▶ REQUIREMENTS: Leave out every picture, then transcribe the rest of the listing exactly.

▶ SOURCE DATA:
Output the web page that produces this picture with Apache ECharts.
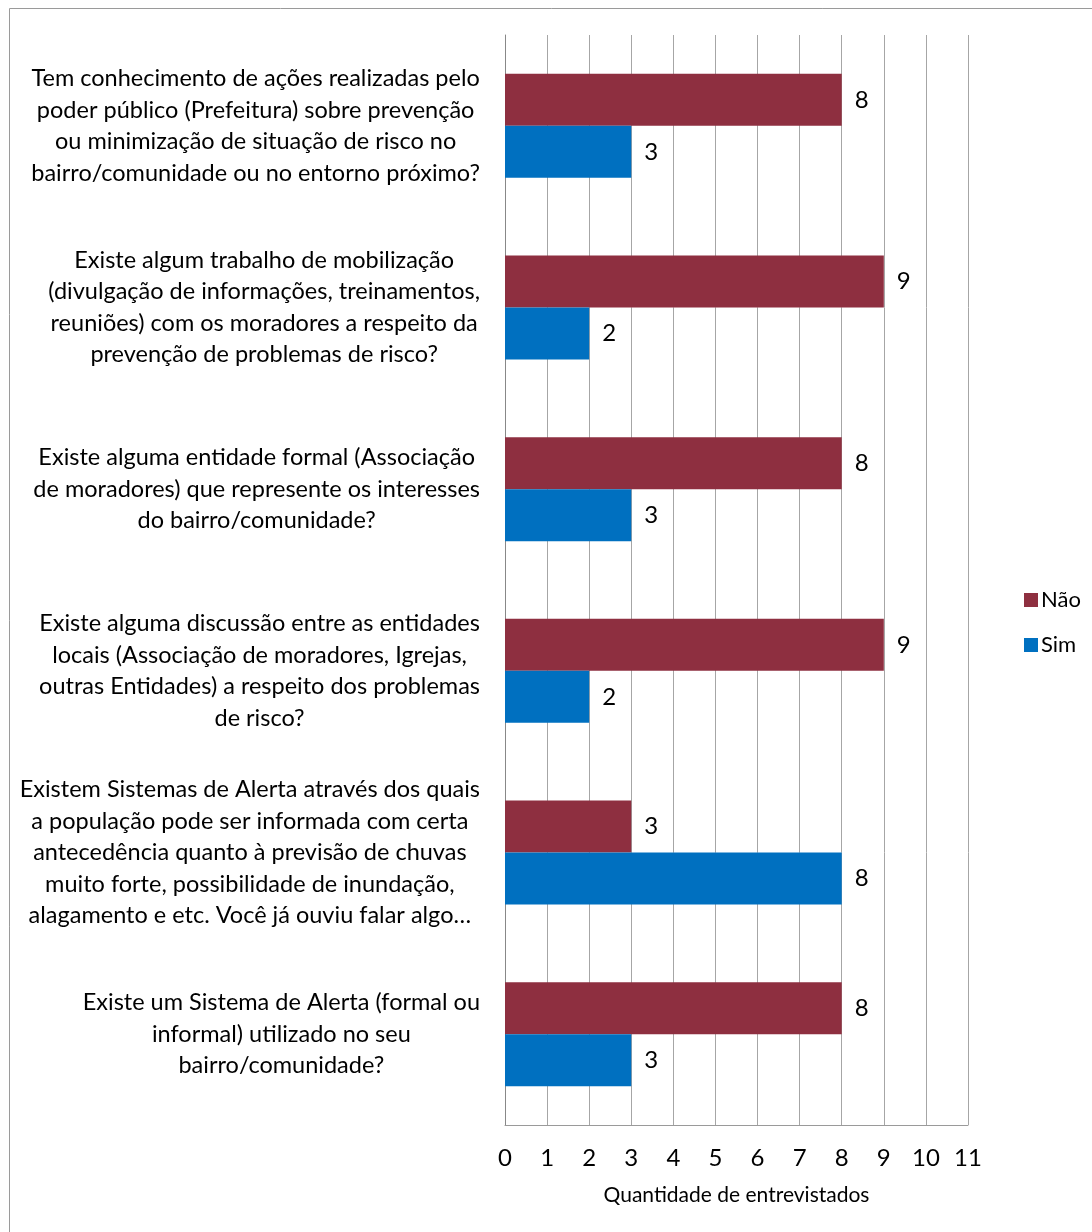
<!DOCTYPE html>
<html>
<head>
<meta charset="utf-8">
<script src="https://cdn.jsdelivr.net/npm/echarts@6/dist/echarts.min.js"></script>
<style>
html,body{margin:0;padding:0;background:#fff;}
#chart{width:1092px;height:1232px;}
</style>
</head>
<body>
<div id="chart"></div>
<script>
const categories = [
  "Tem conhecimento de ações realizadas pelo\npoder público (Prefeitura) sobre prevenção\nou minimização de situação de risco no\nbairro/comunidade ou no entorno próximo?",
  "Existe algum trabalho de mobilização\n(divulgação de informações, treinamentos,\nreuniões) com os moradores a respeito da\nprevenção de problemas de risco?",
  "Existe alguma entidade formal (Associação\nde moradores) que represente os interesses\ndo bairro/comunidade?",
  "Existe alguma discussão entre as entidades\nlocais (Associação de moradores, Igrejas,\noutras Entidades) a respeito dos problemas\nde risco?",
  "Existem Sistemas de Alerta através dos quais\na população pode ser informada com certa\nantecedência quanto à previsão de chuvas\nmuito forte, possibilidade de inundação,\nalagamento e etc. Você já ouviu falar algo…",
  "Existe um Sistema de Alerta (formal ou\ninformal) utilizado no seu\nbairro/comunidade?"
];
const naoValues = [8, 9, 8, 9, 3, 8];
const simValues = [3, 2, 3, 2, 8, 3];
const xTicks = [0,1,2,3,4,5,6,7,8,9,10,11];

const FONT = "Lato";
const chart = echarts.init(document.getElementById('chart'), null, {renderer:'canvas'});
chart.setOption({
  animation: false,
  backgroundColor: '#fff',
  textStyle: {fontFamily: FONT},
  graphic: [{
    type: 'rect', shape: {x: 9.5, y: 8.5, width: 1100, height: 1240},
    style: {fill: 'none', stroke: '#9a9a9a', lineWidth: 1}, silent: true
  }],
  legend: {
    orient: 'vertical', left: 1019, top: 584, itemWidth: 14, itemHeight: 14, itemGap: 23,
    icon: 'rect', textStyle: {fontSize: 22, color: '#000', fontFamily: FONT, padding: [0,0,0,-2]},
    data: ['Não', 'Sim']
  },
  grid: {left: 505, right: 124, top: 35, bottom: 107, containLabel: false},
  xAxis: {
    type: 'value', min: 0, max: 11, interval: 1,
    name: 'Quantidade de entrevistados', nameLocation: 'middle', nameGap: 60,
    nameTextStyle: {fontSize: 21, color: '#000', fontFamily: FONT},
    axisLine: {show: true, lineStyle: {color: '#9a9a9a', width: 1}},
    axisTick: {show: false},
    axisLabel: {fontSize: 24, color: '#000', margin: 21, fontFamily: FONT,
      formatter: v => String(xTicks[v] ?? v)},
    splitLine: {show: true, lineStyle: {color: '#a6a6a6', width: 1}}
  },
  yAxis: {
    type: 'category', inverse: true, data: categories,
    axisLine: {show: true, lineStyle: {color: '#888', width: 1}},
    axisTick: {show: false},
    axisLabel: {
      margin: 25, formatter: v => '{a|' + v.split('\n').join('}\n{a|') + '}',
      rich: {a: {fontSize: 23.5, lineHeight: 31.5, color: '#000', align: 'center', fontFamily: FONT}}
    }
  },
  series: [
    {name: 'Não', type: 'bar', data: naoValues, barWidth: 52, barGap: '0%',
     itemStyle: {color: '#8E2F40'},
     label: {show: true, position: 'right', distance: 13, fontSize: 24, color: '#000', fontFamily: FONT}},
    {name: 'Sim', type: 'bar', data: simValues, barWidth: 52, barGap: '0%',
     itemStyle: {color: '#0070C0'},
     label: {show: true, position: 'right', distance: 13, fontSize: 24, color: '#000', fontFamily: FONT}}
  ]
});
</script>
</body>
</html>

▶ EXERCISE OUTPUT:
Output the web page that produces this picture with Apache ECharts.
<!DOCTYPE html>
<html>
<head>
<meta charset="utf-8">
<script src="https://cdn.jsdelivr.net/npm/echarts@6/dist/echarts.min.js"></script>
<style>
html,body{margin:0;padding:0;background:#fff;}
#chart{width:1092px;height:1232px;}
</style>
</head>
<body>
<div id="chart"></div>
<script>
const categories = [
  "Tem conhecimento de ações realizadas pelo\npoder público (Prefeitura) sobre prevenção\nou minimização de situação de risco no\nbairro/comunidade ou no entorno próximo?",
  "Existe algum trabalho de mobilização\n(divulgação de informações, treinamentos,\nreuniões) com os moradores a respeito da\nprevenção de problemas de risco?",
  "Existe alguma entidade formal (Associação\nde moradores) que represente os interesses\ndo bairro/comunidade?",
  "Existe alguma discussão entre as entidades\nlocais (Associação de moradores, Igrejas,\noutras Entidades) a respeito dos problemas\nde risco?",
  "Existem Sistemas de Alerta através dos quais\na população pode ser informada com certa\nantecedência quanto à previsão de chuvas\nmuito forte, possibilidade de inundação,\nalagamento e etc. Você já ouviu falar algo…",
  "Existe um Sistema de Alerta (formal ou\ninformal) utilizado no seu\nbairro/comunidade?"
];
const naoValues = [8, 9, 8, 9, 3, 8];
const simValues = [3, 2, 3, 2, 8, 3];
const xTicks = [0,1,2,3,4,5,6,7,8,9,10,11];

const FONT = "Lato";
const chart = echarts.init(document.getElementById('chart'), null, {renderer:'canvas'});
chart.setOption({
  animation: false,
  backgroundColor: '#fff',
  textStyle: {fontFamily: FONT},
  graphic: [{
    type: 'rect', shape: {x: 9.5, y: 8.5, width: 1100, height: 1240},
    style: {fill: 'none', stroke: '#9a9a9a', lineWidth: 1}, silent: true
  }],
  legend: {
    orient: 'vertical', left: 1019, top: 584, itemWidth: 14, itemHeight: 14, itemGap: 23,
    icon: 'rect', textStyle: {fontSize: 22, color: '#000', fontFamily: FONT, padding: [0,0,0,-2]},
    data: ['Não', 'Sim']
  },
  grid: {left: 505, right: 124, top: 35, bottom: 107, containLabel: false},
  xAxis: {
    type: 'value', min: 0, max: 11, interval: 1,
    name: 'Quantidade de entrevistados', nameLocation: 'middle', nameGap: 60,
    nameTextStyle: {fontSize: 21, color: '#000', fontFamily: FONT},
    axisLine: {show: true, lineStyle: {color: '#9a9a9a', width: 1}},
    axisTick: {show: false},
    axisLabel: {fontSize: 24, color: '#000', margin: 21, fontFamily: FONT,
      formatter: v => String(xTicks[v] ?? v)},
    splitLine: {show: true, lineStyle: {color: '#a6a6a6', width: 1}}
  },
  yAxis: {
    type: 'category', inverse: true, data: categories,
    axisLine: {show: true, lineStyle: {color: '#888', width: 1}},
    axisTick: {show: false},
    axisLabel: {
      margin: 25, formatter: v => '{a|' + v.split('\n').join('}\n{a|') + '}',
      rich: {a: {fontSize: 23.5, lineHeight: 31.5, color: '#000', align: 'center', fontFamily: FONT}}
    }
  },
  series: [
    {name: 'Não', type: 'bar', data: naoValues, barWidth: 52, barGap: '0%',
     itemStyle: {color: '#8E2F40'},
     label: {show: true, position: 'right', distance: 13, fontSize: 24, color: '#000', fontFamily: FONT}},
    {name: 'Sim', type: 'bar', data: simValues, barWidth: 52, barGap: '0%',
     itemStyle: {color: '#0070C0'},
     label: {show: true, position: 'right', distance: 13, fontSize: 24, color: '#000', fontFamily: FONT}}
  ]
});
</script>
</body>
</html>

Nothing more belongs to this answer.